In choosing who will qualify for the funding, Brenda Bailey, Minister of Jobs, Economic Development and Innovation, said the government will target investments based on their potential to create employment. She said priority will be given to projects that create the most jobs and the most high-paying jobs.

“It could be investing in a forestry so they can upgrade aging equipment to support new product lines or smaller-diameter tree harvesting and manufacturing,” said Bailey. “Or to help a new manufacturing company expand and adopt new technologies and processes.”

Bailey said the province will do what it can to help the 300 workers and their families affected by the PG Pulp closure and assist forestry workers in other parts of the province still struggling with job losses caused mostly by dwindling timber stocks.

“I want you to know that this B.C. Manufacturing Jobs Fund is about creating opportunities for you, because you’re the engine that runs our province and because if you’re not working, our province is not working,” said Bailey. “We will not leave you behind. The premier and our government will have your back.”

Forests Minister Bruce Ralston said the fund will allow companies to roll out ‘shovel-ready projects” that focus on value-added innovation as the forestry industry looks to diversify beyond sawmills and pulp mills now struggling to find economically-viable fibre as a result of beetle infestations and wildfires.

“This could be a pulp mill that wants to retrofit to making paper packaging instead of newsprint, or a sawmill that wants to add a new product line to manufacture mass timber or other specialty wood products,” said Ralston.

“These investments will create good opportunities and good family-supporting jobs,” he said. “We know the industry is clearly facing challenges.
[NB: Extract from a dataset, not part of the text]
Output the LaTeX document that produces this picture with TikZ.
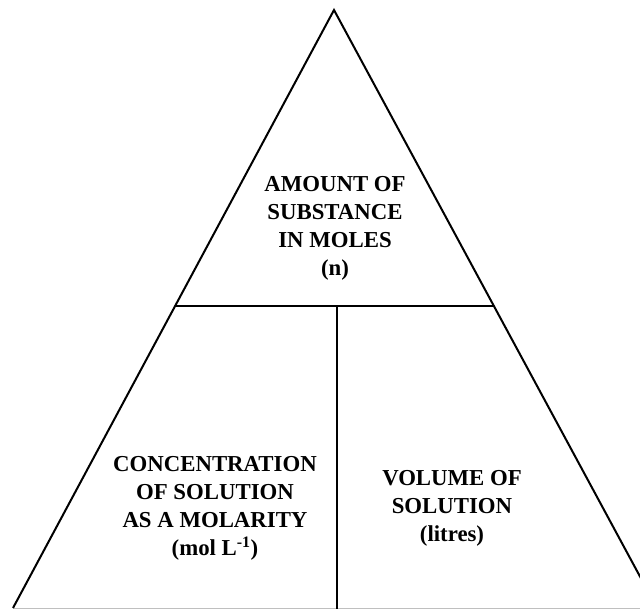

Lumber prices have plummeted compared to what they were a year ago and the annual allowable cut has declined due to the end of the beetle-kill harvest an unprecedented wildfires across the province. But we also know forestry will remain a foundation of B.C.’s economy for generations to come.

“By driving new investments and innovation we can make sure that more value-added products are manufactured in British Columbia, fewer raw logs are exported each year, and most importantly, more jobs are created for every tree harvested.”

It was Eby’s first official visit to Prince George since he was sworn in as Premier on Nov. 17 to replace John Horgan. He will address the forum delegates in an evening speech tonight at the Prince George Civic and Conference Centre. A rally to protest closure of the PG Pulp mill is planned for the same time at the adjacent Canada Games Plaza.